▸ EXCERPTED RECORDS
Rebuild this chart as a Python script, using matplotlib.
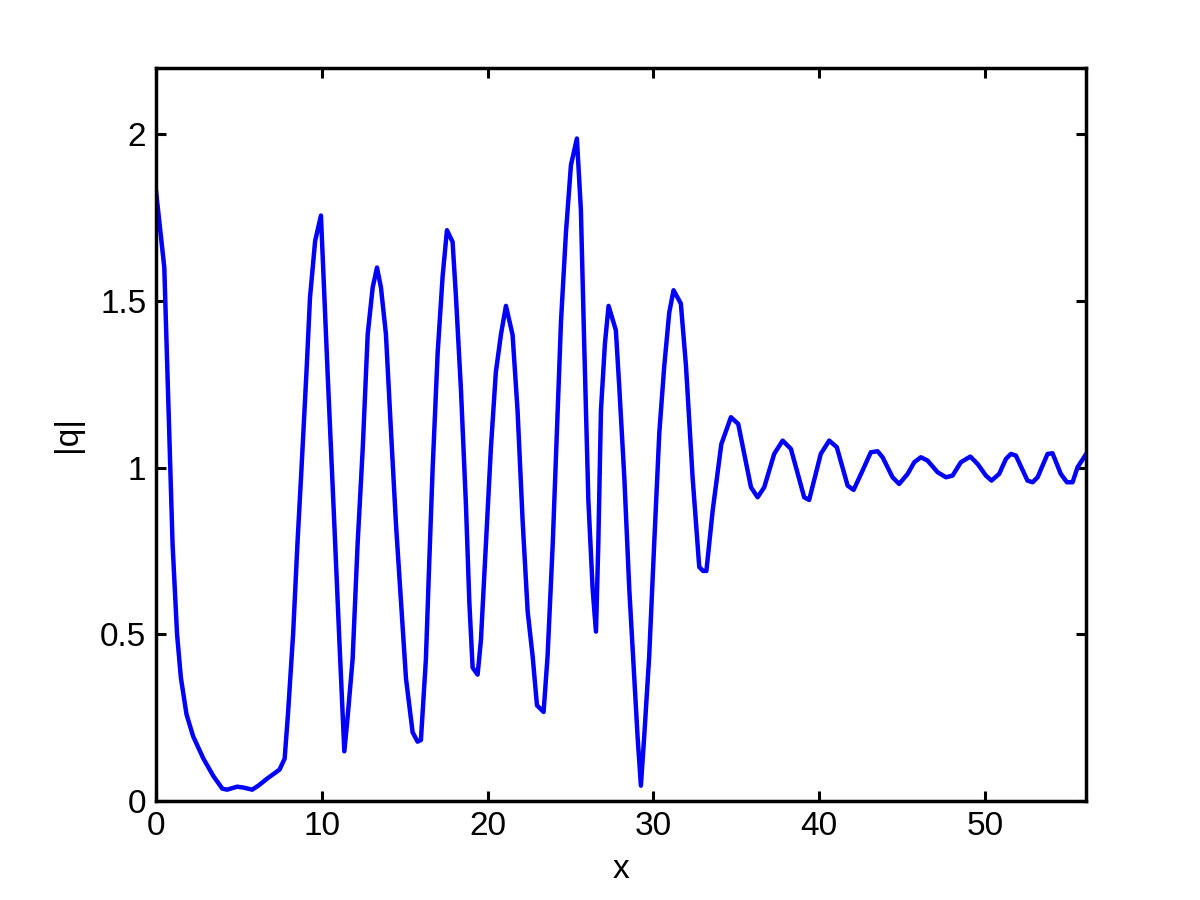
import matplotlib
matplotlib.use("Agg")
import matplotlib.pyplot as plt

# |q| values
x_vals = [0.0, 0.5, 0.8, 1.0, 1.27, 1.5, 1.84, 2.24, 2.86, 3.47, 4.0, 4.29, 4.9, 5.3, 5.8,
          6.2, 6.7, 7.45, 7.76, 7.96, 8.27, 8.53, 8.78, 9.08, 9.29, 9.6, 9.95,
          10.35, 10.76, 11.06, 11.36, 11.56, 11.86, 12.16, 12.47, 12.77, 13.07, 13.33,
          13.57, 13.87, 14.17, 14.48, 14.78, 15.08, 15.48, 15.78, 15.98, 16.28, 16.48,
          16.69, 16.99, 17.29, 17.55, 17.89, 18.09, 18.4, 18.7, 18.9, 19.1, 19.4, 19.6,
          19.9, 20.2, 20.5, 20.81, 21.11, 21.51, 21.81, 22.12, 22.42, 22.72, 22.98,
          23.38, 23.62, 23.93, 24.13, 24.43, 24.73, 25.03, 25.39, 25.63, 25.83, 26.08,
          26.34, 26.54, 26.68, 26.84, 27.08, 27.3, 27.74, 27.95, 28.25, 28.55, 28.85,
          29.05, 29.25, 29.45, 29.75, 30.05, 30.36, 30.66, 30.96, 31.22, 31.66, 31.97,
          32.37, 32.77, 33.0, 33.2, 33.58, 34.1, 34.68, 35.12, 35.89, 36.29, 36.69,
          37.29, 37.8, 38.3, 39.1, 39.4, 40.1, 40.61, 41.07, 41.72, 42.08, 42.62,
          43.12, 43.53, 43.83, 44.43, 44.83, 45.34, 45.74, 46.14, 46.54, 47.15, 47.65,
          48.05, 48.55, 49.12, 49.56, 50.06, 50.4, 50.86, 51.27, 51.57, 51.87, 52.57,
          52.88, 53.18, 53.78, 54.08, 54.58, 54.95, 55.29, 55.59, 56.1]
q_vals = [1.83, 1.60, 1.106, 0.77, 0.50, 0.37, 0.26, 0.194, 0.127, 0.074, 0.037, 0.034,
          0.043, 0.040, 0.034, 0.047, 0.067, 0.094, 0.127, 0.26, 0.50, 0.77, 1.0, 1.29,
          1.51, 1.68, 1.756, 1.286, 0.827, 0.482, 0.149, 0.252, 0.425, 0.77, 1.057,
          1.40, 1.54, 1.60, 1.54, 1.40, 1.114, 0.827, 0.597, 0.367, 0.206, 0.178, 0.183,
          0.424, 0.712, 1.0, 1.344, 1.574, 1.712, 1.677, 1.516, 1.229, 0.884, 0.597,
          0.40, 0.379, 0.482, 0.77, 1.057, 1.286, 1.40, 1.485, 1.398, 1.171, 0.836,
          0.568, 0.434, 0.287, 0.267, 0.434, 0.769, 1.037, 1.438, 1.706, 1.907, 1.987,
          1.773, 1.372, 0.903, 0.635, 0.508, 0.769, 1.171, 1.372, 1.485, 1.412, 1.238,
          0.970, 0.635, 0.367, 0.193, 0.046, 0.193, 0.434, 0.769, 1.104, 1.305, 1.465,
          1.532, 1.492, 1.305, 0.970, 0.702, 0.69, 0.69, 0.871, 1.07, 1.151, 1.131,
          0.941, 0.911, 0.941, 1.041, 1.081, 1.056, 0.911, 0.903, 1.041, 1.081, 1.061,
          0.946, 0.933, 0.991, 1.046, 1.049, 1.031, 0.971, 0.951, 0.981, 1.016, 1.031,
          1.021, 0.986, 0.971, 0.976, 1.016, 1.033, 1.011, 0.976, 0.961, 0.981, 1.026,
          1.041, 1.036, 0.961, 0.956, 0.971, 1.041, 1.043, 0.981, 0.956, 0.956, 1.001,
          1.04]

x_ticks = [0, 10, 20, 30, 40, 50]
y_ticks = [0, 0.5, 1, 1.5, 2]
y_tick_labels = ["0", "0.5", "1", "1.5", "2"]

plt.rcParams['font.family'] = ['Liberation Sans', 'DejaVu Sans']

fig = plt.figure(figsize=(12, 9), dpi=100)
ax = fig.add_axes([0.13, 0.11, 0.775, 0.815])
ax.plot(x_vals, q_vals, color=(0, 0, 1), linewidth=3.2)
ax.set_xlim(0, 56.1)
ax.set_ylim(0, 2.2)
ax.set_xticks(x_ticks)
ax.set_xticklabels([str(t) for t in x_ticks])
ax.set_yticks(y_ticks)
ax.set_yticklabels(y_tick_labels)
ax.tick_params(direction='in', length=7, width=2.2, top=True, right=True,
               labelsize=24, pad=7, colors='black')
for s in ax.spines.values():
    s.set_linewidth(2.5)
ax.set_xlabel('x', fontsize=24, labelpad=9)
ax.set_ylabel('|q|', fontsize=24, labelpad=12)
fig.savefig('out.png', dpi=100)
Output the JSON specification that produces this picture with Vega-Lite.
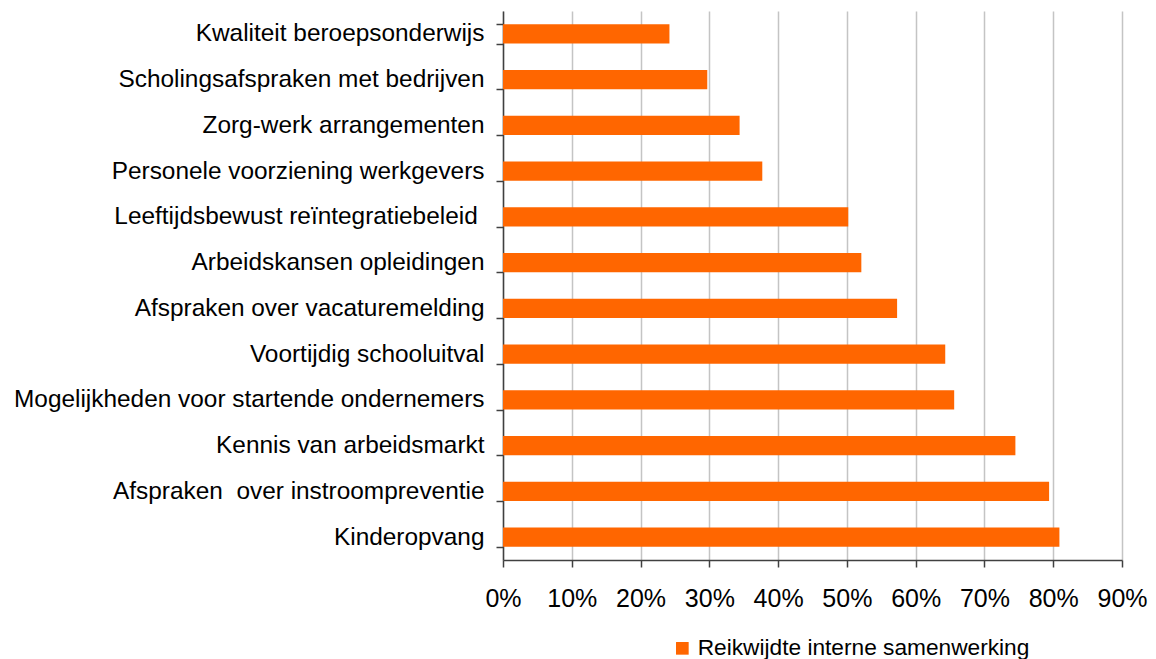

▸ TASK PROMPT
Restate the lines of the records exactly, starting at the first and stopping after the line with "import matplotlib.pyplot as plt". Leave out any picture.

▸ ANSWER IN FULL
Rebuild this chart as a Python script, using matplotlib.
import matplotlib
matplotlib.use("Agg")
import matplotlib.pyplot as plt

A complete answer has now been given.